EXERCISE INSTRUCTIONS:
Set the listing down again exactly, please, apart from its pictures.
-------- DATA SHOWN
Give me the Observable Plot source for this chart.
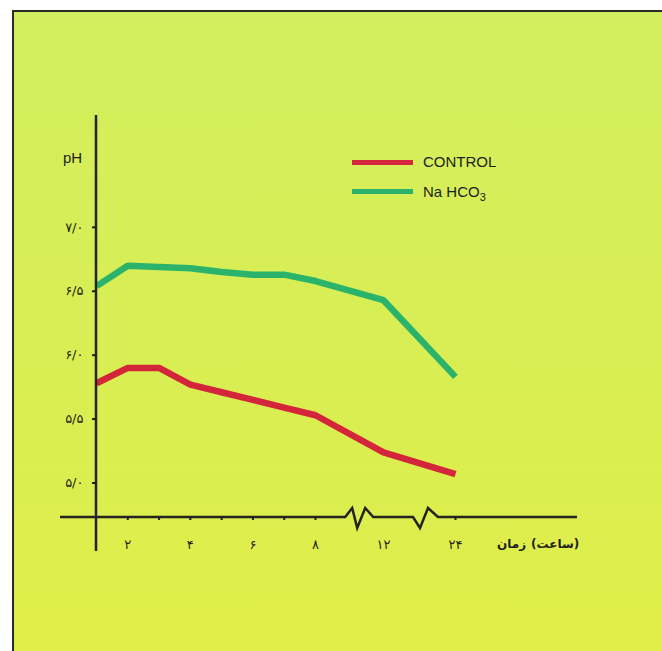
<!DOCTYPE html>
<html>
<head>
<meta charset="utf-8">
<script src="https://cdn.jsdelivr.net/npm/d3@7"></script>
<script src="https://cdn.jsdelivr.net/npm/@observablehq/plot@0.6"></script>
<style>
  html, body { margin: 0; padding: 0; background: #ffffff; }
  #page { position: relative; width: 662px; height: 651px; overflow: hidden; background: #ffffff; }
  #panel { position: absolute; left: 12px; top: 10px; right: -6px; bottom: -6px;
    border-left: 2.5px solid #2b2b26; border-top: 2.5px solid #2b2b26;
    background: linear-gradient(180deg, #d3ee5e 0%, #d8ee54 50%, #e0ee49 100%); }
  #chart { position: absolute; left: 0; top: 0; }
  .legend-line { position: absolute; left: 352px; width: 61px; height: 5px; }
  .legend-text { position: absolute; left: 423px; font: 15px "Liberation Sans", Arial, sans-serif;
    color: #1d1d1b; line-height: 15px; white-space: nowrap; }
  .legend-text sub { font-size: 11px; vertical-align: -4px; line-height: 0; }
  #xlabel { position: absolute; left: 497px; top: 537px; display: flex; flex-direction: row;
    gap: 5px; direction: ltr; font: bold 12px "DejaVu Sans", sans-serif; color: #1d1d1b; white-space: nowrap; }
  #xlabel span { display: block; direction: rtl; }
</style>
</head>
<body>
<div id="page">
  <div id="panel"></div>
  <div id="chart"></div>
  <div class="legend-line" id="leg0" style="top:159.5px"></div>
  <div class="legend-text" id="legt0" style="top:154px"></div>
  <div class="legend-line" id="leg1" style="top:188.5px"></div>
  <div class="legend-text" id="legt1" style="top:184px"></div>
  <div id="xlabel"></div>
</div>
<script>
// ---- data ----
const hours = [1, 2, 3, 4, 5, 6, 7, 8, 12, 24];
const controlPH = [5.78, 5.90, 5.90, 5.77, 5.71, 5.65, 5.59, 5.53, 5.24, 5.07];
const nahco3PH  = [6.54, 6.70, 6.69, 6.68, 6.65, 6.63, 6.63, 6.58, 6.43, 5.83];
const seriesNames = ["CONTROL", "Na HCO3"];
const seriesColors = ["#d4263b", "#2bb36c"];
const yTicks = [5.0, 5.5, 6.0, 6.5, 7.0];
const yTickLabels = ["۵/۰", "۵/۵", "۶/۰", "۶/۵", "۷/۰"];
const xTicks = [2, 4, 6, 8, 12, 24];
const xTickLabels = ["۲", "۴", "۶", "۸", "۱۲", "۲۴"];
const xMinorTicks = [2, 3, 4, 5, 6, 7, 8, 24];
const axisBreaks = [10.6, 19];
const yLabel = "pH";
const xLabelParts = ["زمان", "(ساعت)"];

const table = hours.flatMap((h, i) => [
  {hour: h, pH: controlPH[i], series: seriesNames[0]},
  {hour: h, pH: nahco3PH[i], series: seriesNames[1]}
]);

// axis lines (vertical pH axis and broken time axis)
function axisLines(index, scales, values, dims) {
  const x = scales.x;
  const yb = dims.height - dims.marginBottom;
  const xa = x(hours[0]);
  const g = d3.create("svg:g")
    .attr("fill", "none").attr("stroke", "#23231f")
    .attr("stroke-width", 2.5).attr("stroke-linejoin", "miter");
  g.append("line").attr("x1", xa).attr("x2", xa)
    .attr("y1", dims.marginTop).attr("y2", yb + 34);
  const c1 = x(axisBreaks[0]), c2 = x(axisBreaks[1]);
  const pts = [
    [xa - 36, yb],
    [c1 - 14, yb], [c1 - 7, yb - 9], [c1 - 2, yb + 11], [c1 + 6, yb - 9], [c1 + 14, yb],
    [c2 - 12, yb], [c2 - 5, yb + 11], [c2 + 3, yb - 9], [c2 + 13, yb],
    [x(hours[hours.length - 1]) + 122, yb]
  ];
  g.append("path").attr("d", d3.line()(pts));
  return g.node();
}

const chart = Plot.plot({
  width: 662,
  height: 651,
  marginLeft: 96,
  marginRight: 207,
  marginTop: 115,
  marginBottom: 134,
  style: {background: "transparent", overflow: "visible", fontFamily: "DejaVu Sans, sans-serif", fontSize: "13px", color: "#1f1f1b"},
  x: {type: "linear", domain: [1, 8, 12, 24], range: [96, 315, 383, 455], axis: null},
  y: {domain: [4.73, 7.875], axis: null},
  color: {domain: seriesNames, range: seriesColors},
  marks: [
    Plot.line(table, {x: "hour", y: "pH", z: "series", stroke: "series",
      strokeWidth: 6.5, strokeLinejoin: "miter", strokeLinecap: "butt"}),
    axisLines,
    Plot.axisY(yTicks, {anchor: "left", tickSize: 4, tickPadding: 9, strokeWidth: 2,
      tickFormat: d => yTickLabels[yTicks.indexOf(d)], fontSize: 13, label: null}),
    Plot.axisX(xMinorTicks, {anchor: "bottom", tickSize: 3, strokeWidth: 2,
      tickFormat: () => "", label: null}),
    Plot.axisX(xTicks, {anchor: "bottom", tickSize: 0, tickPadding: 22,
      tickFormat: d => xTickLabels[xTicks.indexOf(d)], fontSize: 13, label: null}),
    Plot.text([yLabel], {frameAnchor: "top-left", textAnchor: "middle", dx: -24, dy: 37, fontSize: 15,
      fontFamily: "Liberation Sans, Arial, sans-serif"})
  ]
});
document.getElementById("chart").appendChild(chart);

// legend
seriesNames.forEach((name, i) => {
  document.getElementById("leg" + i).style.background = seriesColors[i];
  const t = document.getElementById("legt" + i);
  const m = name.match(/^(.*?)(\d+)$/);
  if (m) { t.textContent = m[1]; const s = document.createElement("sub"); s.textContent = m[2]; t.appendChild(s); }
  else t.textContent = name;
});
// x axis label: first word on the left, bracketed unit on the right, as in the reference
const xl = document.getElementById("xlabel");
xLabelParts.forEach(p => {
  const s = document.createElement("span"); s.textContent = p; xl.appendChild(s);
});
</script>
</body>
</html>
----------------
WRITTEN RESPONSE:
Give me the Observable Plot source for this chart.
<!DOCTYPE html>
<html>
<head>
<meta charset="utf-8">
<script src="https://cdn.jsdelivr.net/npm/d3@7"></script>
<script src="https://cdn.jsdelivr.net/npm/@observablehq/plot@0.6"></script>
<style>
  html, body { margin: 0; padding: 0; background: #ffffff; }
  #page { position: relative; width: 662px; height: 651px; overflow: hidden; background: #ffffff; }
  #panel { position: absolute; left: 12px; top: 10px; right: -6px; bottom: -6px;
    border-left: 2.5px solid #2b2b26; border-top: 2.5px solid #2b2b26;
    background: linear-gradient(180deg, #d3ee5e 0%, #d8ee54 50%, #e0ee49 100%); }
  #chart { position: absolute; left: 0; top: 0; }
  .legend-line { position: absolute; left: 352px; width: 61px; height: 5px; }
  .legend-text { position: absolute; left: 423px; font: 15px "Liberation Sans", Arial, sans-serif;
    color: #1d1d1b; line-height: 15px; white-space: nowrap; }
  .legend-text sub { font-size: 11px; vertical-align: -4px; line-height: 0; }
  #xlabel { position: absolute; left: 497px; top: 537px; display: flex; flex-direction: row;
    gap: 5px; direction: ltr; font: bold 12px "DejaVu Sans", sans-serif; color: #1d1d1b; white-space: nowrap; }
  #xlabel span { display: block; direction: rtl; }
</style>
</head>
<body>
<div id="page">
  <div id="panel"></div>
  <div id="chart"></div>
  <div class="legend-line" id="leg0" style="top:159.5px"></div>
  <div class="legend-text" id="legt0" style="top:154px"></div>
  <div class="legend-line" id="leg1" style="top:188.5px"></div>
  <div class="legend-text" id="legt1" style="top:184px"></div>
  <div id="xlabel"></div>
</div>
<script>
// ---- data ----
const hours = [1, 2, 3, 4, 5, 6, 7, 8, 12, 24];
const controlPH = [5.78, 5.90, 5.90, 5.77, 5.71, 5.65, 5.59, 5.53, 5.24, 5.07];
const nahco3PH  = [6.54, 6.70, 6.69, 6.68, 6.65, 6.63, 6.63, 6.58, 6.43, 5.83];
const seriesNames = ["CONTROL", "Na HCO3"];
const seriesColors = ["#d4263b", "#2bb36c"];
const yTicks = [5.0, 5.5, 6.0, 6.5, 7.0];
const yTickLabels = ["۵/۰", "۵/۵", "۶/۰", "۶/۵", "۷/۰"];
const xTicks = [2, 4, 6, 8, 12, 24];
const xTickLabels = ["۲", "۴", "۶", "۸", "۱۲", "۲۴"];
const xMinorTicks = [2, 3, 4, 5, 6, 7, 8, 24];
const axisBreaks = [10.6, 19];
const yLabel = "pH";
const xLabelParts = ["زمان", "(ساعت)"];

const table = hours.flatMap((h, i) => [
  {hour: h, pH: controlPH[i], series: seriesNames[0]},
  {hour: h, pH: nahco3PH[i], series: seriesNames[1]}
]);

// axis lines (vertical pH axis and broken time axis)
function axisLines(index, scales, values, dims) {
  const x = scales.x;
  const yb = dims.height - dims.marginBottom;
  const xa = x(hours[0]);
  const g = d3.create("svg:g")
    .attr("fill", "none").attr("stroke", "#23231f")
    .attr("stroke-width", 2.5).attr("stroke-linejoin", "miter");
  g.append("line").attr("x1", xa).attr("x2", xa)
    .attr("y1", dims.marginTop).attr("y2", yb + 34);
  const c1 = x(axisBreaks[0]), c2 = x(axisBreaks[1]);
  const pts = [
    [xa - 36, yb],
    [c1 - 14, yb], [c1 - 7, yb - 9], [c1 - 2, yb + 11], [c1 + 6, yb - 9], [c1 + 14, yb],
    [c2 - 12, yb], [c2 - 5, yb + 11], [c2 + 3, yb - 9], [c2 + 13, yb],
    [x(hours[hours.length - 1]) + 122, yb]
  ];
  g.append("path").attr("d", d3.line()(pts));
  return g.node();
}

const chart = Plot.plot({
  width: 662,
  height: 651,
  marginLeft: 96,
  marginRight: 207,
  marginTop: 115,
  marginBottom: 134,
  style: {background: "transparent", overflow: "visible", fontFamily: "DejaVu Sans, sans-serif", fontSize: "13px", color: "#1f1f1b"},
  x: {type: "linear", domain: [1, 8, 12, 24], range: [96, 315, 383, 455], axis: null},
  y: {domain: [4.73, 7.875], axis: null},
  color: {domain: seriesNames, range: seriesColors},
  marks: [
    Plot.line(table, {x: "hour", y: "pH", z: "series", stroke: "series",
      strokeWidth: 6.5, strokeLinejoin: "miter", strokeLinecap: "butt"}),
    axisLines,
    Plot.axisY(yTicks, {anchor: "left", tickSize: 4, tickPadding: 9, strokeWidth: 2,
      tickFormat: d => yTickLabels[yTicks.indexOf(d)], fontSize: 13, label: null}),
    Plot.axisX(xMinorTicks, {anchor: "bottom", tickSize: 3, strokeWidth: 2,
      tickFormat: () => "", label: null}),
    Plot.axisX(xTicks, {anchor: "bottom", tickSize: 0, tickPadding: 22,
      tickFormat: d => xTickLabels[xTicks.indexOf(d)], fontSize: 13, label: null}),
    Plot.text([yLabel], {frameAnchor: "top-left", textAnchor: "middle", dx: -24, dy: 37, fontSize: 15,
      fontFamily: "Liberation Sans, Arial, sans-serif"})
  ]
});
document.getElementById("chart").appendChild(chart);

// legend
seriesNames.forEach((name, i) => {
  document.getElementById("leg" + i).style.background = seriesColors[i];
  const t = document.getElementById("legt" + i);
  const m = name.match(/^(.*?)(\d+)$/);
  if (m) { t.textContent = m[1]; const s = document.createElement("sub"); s.textContent = m[2]; t.appendChild(s); }
  else t.textContent = name;
});
// x axis label: first word on the left, bracketed unit on the right, as in the reference
const xl = document.getElementById("xlabel");
xLabelParts.forEach(p => {
  const s = document.createElement("span"); s.textContent = p; xl.appendChild(s);
});
</script>
</body>
</html>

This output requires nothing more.